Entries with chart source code
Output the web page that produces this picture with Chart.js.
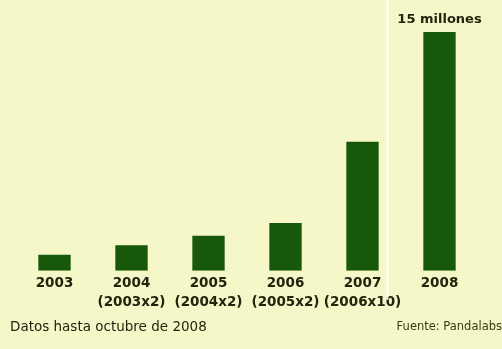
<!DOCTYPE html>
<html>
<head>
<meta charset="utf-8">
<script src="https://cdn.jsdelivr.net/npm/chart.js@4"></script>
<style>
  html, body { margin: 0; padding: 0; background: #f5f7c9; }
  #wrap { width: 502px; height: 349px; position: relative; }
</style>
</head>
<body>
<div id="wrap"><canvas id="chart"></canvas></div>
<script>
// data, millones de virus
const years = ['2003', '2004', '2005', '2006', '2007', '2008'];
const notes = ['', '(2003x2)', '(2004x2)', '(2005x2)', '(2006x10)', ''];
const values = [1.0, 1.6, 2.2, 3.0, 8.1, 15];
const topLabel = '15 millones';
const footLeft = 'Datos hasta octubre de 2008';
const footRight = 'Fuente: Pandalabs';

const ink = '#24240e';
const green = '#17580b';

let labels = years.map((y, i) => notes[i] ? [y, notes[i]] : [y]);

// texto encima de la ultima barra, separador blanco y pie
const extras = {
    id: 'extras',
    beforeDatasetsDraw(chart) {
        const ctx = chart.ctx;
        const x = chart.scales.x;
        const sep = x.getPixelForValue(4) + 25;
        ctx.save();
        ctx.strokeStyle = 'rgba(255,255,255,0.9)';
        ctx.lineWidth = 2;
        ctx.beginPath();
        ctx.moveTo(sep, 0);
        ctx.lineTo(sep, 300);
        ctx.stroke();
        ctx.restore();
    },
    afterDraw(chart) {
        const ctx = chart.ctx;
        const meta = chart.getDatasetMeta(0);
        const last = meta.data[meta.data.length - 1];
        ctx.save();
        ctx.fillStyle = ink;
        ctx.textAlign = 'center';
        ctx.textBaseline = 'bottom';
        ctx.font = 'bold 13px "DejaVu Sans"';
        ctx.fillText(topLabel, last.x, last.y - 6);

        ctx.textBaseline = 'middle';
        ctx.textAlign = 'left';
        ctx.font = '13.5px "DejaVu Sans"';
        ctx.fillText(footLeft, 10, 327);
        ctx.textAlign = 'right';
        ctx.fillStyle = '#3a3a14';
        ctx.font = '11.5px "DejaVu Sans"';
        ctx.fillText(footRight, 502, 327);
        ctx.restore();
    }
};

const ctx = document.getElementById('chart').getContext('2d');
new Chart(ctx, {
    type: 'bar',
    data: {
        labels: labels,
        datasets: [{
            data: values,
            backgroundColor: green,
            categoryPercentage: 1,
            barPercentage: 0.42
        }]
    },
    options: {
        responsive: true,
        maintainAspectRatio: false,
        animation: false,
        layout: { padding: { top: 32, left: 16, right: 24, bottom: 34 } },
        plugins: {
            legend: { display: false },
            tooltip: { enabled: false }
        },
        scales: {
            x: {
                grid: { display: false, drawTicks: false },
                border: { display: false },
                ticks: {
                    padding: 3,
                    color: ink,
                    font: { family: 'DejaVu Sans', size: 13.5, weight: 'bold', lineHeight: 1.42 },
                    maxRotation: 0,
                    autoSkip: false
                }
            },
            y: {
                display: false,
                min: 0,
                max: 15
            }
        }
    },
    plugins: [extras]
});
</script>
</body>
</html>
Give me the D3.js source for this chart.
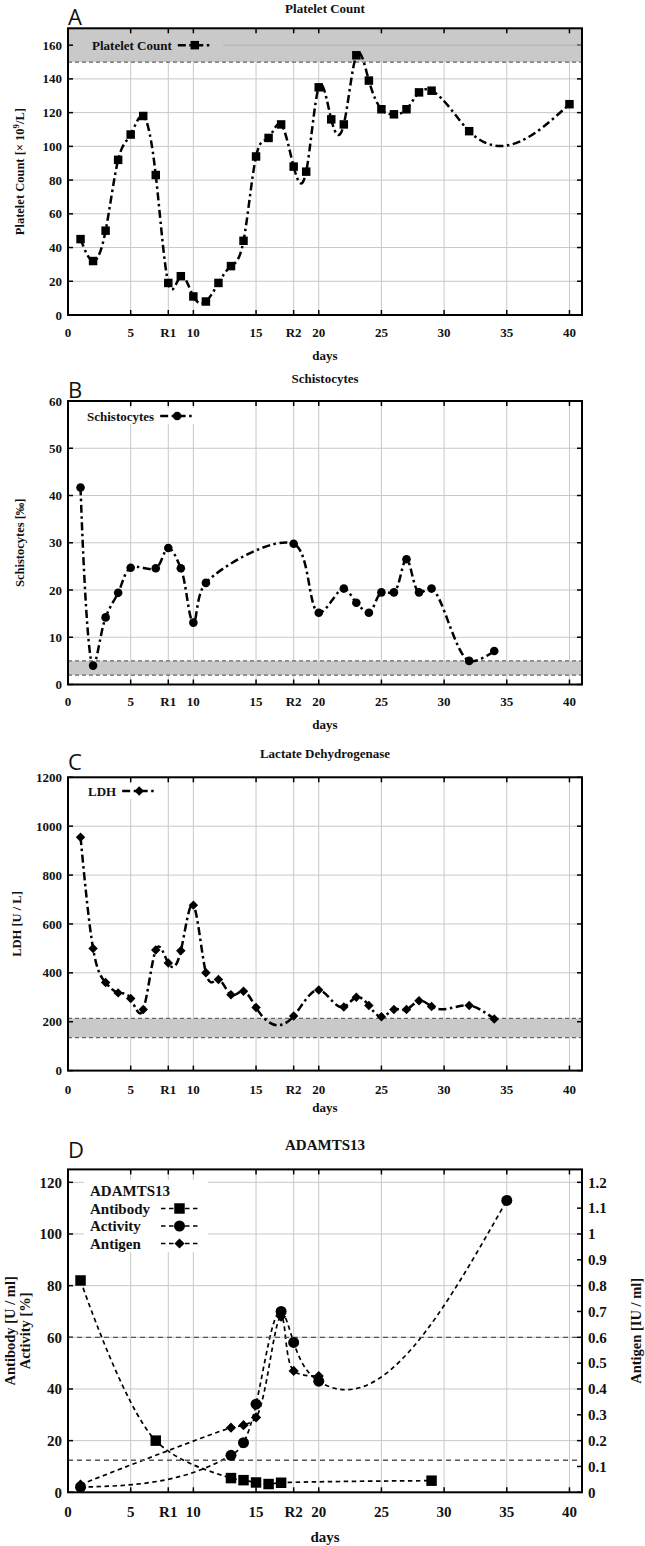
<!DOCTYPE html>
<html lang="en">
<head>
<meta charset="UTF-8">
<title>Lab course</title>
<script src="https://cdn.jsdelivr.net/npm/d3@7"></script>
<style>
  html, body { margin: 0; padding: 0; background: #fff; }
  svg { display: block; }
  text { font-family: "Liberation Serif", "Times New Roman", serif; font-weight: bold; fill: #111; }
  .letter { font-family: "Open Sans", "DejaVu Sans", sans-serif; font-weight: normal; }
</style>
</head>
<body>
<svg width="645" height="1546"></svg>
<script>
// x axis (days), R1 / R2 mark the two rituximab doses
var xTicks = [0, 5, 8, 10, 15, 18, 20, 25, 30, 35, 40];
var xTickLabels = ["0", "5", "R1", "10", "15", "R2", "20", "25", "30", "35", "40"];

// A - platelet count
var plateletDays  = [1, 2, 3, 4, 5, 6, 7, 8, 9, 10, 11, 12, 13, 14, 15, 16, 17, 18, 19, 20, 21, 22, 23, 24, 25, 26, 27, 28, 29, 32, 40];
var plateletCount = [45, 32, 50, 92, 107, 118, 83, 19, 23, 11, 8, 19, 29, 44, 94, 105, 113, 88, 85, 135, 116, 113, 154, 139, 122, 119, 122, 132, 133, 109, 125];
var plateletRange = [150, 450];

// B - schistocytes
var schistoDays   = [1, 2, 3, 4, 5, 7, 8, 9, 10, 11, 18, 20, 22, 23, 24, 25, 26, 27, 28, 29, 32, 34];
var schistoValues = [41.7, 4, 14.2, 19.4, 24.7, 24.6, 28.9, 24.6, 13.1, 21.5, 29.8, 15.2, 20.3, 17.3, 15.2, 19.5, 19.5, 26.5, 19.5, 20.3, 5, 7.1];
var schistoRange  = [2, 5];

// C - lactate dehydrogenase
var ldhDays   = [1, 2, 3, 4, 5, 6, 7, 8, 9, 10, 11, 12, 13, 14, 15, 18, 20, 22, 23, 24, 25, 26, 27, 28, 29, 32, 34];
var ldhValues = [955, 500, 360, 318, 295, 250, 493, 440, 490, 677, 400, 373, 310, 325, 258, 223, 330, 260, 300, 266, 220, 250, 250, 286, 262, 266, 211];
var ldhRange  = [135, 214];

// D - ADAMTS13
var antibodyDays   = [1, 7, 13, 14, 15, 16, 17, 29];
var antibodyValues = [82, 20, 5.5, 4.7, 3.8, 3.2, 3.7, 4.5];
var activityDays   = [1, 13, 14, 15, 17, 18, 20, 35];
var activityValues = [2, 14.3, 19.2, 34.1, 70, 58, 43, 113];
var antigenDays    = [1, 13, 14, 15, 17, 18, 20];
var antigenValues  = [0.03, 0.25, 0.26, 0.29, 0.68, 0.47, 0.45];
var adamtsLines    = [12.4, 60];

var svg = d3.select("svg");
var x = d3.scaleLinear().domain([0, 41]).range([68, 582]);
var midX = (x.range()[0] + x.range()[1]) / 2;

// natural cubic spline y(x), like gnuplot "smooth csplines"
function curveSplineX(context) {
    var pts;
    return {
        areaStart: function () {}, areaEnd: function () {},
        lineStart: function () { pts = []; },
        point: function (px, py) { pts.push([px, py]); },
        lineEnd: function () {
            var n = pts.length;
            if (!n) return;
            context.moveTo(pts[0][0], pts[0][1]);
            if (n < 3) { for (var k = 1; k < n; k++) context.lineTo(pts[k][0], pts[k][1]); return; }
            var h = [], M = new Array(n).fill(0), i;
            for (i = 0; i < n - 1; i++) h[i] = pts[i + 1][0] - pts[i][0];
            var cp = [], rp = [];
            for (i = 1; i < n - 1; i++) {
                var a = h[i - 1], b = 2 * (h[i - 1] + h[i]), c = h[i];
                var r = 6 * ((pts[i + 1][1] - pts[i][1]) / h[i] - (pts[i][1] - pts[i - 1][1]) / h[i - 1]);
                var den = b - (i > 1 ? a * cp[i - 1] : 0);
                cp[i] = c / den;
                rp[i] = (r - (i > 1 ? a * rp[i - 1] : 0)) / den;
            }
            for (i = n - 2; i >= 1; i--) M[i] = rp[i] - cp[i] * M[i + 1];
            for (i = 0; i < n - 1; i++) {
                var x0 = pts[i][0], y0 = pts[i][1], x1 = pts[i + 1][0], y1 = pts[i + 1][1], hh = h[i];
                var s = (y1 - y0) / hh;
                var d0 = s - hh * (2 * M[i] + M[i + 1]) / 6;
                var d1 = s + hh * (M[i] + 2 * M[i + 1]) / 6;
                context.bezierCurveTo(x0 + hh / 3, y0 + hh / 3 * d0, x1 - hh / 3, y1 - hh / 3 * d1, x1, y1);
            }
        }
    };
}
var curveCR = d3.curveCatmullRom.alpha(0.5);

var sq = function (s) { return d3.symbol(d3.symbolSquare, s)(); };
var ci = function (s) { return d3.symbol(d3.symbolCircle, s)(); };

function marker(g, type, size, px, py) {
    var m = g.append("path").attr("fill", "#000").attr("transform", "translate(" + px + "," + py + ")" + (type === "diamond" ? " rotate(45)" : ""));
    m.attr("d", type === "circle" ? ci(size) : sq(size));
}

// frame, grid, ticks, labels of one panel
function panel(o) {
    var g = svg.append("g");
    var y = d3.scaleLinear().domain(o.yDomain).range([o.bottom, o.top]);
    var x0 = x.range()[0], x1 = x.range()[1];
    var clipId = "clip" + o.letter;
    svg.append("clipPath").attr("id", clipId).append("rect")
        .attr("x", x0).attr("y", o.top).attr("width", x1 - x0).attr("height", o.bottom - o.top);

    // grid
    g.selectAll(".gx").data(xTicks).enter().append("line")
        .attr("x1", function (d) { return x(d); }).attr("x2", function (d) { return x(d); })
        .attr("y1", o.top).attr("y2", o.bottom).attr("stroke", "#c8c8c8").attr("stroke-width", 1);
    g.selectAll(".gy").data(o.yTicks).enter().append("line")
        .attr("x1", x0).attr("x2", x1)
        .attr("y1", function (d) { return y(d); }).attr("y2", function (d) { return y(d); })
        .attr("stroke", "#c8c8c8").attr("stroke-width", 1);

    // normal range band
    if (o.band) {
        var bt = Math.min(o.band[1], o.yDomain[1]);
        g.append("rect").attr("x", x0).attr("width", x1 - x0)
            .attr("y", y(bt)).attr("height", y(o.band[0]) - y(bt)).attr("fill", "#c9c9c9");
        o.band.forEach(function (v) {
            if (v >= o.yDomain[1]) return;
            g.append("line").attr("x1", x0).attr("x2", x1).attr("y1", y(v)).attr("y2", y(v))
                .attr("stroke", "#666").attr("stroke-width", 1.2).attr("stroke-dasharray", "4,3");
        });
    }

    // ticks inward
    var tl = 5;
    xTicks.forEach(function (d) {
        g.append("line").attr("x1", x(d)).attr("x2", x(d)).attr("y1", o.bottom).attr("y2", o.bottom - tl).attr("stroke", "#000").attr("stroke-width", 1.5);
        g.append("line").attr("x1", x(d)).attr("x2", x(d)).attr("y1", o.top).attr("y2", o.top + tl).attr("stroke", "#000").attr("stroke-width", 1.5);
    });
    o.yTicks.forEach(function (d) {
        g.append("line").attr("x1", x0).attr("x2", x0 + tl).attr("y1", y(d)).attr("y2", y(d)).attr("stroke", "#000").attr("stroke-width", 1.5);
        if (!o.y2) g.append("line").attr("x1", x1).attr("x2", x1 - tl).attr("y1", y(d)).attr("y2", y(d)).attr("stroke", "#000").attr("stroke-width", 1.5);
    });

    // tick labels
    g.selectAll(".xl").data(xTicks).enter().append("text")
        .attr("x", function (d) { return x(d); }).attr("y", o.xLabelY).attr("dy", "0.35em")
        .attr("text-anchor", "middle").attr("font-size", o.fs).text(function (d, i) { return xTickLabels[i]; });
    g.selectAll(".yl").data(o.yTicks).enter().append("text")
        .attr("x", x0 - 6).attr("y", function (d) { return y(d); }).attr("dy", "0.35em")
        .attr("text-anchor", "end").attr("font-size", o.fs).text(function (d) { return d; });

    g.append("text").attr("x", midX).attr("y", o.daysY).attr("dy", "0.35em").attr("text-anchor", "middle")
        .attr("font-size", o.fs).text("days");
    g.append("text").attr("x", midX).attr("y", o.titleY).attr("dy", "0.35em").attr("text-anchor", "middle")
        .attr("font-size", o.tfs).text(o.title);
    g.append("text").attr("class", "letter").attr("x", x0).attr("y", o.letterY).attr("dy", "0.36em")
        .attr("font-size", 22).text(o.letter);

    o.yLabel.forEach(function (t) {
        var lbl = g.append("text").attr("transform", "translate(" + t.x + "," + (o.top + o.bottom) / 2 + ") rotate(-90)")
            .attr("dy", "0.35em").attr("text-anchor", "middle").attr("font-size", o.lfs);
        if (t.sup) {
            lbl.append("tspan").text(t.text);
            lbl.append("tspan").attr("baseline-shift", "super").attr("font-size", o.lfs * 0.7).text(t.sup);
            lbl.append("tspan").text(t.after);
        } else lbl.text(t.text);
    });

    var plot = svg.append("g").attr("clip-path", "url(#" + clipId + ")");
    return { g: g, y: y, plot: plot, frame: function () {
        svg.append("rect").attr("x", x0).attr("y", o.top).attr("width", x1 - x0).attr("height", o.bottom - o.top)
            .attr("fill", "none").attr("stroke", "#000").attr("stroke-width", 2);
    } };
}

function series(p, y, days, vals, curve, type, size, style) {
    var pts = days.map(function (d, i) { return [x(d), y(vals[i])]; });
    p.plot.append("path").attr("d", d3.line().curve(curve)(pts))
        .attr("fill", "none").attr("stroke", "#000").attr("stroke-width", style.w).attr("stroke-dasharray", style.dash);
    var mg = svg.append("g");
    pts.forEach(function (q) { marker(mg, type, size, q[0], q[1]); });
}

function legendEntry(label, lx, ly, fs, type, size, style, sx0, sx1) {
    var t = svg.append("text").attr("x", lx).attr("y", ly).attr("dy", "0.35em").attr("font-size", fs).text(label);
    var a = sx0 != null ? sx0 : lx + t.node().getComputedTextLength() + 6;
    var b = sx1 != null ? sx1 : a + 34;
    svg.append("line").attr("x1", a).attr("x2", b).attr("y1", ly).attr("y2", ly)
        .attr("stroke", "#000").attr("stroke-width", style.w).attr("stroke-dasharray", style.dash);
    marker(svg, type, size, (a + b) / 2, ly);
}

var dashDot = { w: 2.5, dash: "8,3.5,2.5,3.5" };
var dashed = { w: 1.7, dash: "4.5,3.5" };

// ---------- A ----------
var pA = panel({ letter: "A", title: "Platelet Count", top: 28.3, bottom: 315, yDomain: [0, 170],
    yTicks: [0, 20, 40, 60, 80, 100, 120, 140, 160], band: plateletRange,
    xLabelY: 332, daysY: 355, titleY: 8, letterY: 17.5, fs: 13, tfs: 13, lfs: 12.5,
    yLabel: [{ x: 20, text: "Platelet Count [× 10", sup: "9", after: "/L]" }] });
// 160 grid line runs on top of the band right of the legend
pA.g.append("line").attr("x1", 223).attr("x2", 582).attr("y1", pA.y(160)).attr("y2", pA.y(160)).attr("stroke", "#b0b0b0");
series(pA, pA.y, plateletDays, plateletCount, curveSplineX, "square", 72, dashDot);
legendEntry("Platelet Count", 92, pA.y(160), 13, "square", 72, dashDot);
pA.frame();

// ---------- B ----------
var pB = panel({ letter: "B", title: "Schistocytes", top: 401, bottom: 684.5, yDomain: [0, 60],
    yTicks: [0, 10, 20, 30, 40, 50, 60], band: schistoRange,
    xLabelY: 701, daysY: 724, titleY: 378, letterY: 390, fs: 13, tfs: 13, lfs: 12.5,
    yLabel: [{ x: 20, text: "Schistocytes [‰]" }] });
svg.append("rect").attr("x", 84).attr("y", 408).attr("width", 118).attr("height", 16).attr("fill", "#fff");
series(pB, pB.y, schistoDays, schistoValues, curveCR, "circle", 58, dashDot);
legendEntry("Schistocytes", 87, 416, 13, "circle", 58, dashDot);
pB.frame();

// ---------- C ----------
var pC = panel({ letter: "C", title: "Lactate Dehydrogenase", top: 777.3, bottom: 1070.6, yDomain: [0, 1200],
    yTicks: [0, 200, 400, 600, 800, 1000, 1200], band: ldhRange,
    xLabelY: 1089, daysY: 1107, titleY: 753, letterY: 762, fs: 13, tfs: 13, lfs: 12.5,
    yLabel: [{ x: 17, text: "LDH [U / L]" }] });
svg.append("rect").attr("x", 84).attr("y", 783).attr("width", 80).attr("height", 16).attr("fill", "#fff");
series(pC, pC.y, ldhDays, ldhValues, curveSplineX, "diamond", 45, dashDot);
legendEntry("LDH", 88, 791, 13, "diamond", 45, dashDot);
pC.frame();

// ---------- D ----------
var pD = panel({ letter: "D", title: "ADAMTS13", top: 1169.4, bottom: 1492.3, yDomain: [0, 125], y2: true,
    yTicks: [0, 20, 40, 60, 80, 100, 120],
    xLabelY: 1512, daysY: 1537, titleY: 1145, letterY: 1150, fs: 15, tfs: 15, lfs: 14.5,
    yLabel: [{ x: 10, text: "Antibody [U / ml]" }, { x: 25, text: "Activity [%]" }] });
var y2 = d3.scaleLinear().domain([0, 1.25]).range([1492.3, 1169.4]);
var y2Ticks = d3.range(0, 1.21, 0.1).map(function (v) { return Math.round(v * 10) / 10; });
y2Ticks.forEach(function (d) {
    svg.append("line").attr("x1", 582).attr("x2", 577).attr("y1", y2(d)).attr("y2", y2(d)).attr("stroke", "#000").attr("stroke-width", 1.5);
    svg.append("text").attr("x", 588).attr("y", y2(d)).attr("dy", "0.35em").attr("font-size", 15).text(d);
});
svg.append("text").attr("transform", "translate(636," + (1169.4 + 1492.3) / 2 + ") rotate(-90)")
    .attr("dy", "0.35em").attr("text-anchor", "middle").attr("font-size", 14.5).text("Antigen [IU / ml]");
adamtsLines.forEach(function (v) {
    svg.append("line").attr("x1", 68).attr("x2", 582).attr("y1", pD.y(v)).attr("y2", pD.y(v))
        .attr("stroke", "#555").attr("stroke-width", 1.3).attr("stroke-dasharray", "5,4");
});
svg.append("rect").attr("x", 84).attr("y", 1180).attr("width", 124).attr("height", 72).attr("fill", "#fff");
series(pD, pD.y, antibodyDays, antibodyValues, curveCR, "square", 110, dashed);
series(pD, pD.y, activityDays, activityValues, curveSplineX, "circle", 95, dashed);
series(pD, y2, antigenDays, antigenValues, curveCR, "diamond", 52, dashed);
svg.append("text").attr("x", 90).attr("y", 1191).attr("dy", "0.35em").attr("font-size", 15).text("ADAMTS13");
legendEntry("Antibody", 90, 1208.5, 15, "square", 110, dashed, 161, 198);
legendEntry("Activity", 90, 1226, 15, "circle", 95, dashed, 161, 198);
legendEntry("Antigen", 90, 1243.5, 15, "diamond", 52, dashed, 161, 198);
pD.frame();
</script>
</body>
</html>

WHAT IS NEEDED: For each line of the listing that holds the word "this", show that line.

EXERCISE ANSWER:
Output the web page that produces this picture with Chart.js.
Give me the D3.js source for this chart.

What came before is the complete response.